The fold concept matters because of attention economics: users form first impressions within seconds of arriving on a page, and content visible without scrolling receives disproportionate attention. Research from Nielsen Norman Group has consistently found that users spend approximately 57% of their viewing time above the fold on any given page.

Why Above the Fold Matters for Marketers

The content a visitor sees in the first seconds determines whether they stay or leave. Conversion rate research consistently shows that headline clarity, value proposition specificity, and CTA placement above the fold are among the strongest predictors of landing page performance. A visitor who cannot quickly understand what a page is offering and what to do next will exit — often before scrolling.

Bounce rate on landing pages is heavily influenced by above-the-fold quality. If the headline does not match the ad or link that drove the click (message mismatch), or if the value proposition is vague or generic, visitors leave without scrolling regardless of how strong the rest of the page is. The content below the fold only serves visitors who are engaged enough to scroll — and scroll rates drop sharply on pages with weak above-the-fold sections.

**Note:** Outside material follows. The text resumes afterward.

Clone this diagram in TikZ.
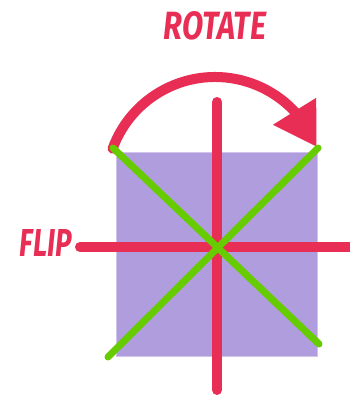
\documentclass[tikz,border=0pt]{standalone}
\usepackage{fontspec}
\setmainfont{Fira Sans}
\usetikzlibrary{arrows.meta,bending,calc}
\definecolor{rred}{HTML}{E92E55}
\definecolor{rpurple}{HTML}{B09DDE}
\definecolor{rgreen}{HTML}{66CC00}
\tikzset{
  redline/.style={draw=rred,line width=10pt,line cap=round},
  greenline/.style={draw=rgreen,line width=7pt,line cap=round},
  lbl/.style={text=rred,inner sep=0pt,font=\bfseries\itshape}
}
\begin{document}
\begin{tikzpicture}[x=1pt,y=1pt]
\useasboundingbox (0,0) rectangle (349,400);
% square
\fill[rpurple,draw=rpurple!60!white,line width=1pt] (116,43) rectangle (317,247);
% rotate arc
\coordinate (arcstart) at ($(215,214)+(160:109)$);
\draw[redline,-{Triangle[length=42pt,width=48pt,flex]}] (arcstart) arc[start angle=160,end angle=21,radius=109];
% red axes
\coordinate (vt) at (217,298);
\coordinate (vb) at (217,10);
\coordinate (hl) at (80,153);
\coordinate (hr) at (360,153);
\draw[redline] (vt) -- (vb);
\draw[redline] (hl) -- (hr);
% green diagonals
\coordinate (d1a) at (113,252);
\coordinate (d1b) at (319,56);
\coordinate (d2a) at (318,252);
\coordinate (d2b) at (108,43);
\draw[greenline] (d1a) -- (d1b);
\draw[greenline] (d2a) -- (d2b);
% labels
\node[lbl] (rot) at (215,374) {\resizebox{102pt}{28pt}{ROTATE}};
\node[lbl] (flip) at (46,157) {\resizebox{52pt}{27pt}{FLIP}};
\end{tikzpicture}
\end{document}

For paid search campaigns, the quality of above-the-fold content affects Quality Score in Google Ads, which influences both ad ranking and cost per click. A strong above-the-fold experience that results in lower bounce rates and higher time-on-page signals relevance to Google, improving campaign efficiency.

How to Implement Above-the-Fold Design

Place the most critical conversion elements in the visible area for the majority of users: headline, subheadline, primary CTA, and one trust signal (a customer count, recognizable logo bar, or key proof point). These are the non-negotiables — everything else can live below the fold.

Audit your above-the-fold content by opening your landing pages on multiple device types (desktop 1440px, laptop 1280px, mobile 375px) and noting exactly where the fold falls. Any conversion-critical element below the fold line on a common viewport size represents a CRO risk.

Use scroll map data (from Hotjar or Microsoft Clarity) to measure what percentage of visitors reach specific depths on your pages. If 30% of users never scroll past the first section, the value of content in subsequent sections is reaching only 70% of your audience at best.

Test above-the-fold variants specifically: headline A vs. headline B, CTA placement at top vs. after social proof, hero image vs. no image. These above-the-fold tests have the highest potential impact because they affect the first decision every visitor makes — whether to stay or leave.

How to Measure Above the Fold

Primary measurement: scroll depth at the 25% mark (how many visitors scroll even a small amount beyond the initial view) and bounce rate as a proxy for immediate disengagement. A high bounce rate with low average session duration often signals an above-the-fold failure.

Compare conversion rates between users who scrolled (engaged with below-fold content) and those who did not. If non-scrollers convert at a meaningful rate, your above-the-fold section is carrying significant conversion weight on its own.

Use click maps to verify that the CTA button above the fold receives a substantial share of all page clicks. If the primary CTA captures less than 20% of clicks, above-the-fold layout is not directing attention effectively.

Visitors arriving after an AI-generated recommendation often have a clearer intent and higher familiarity with the brand than typical cold traffic. For these visitors, above-the-fold content needs to confirm expectations rather than establish them from scratch. The headline should align with how the AI described the brand's value, and the CTA should offer a clear, low-friction path to the action the visitor is ready to take. Ensuring your above-the-fold messaging is consistent with how AI platforms characterize your brand is an increasingly important design consideration.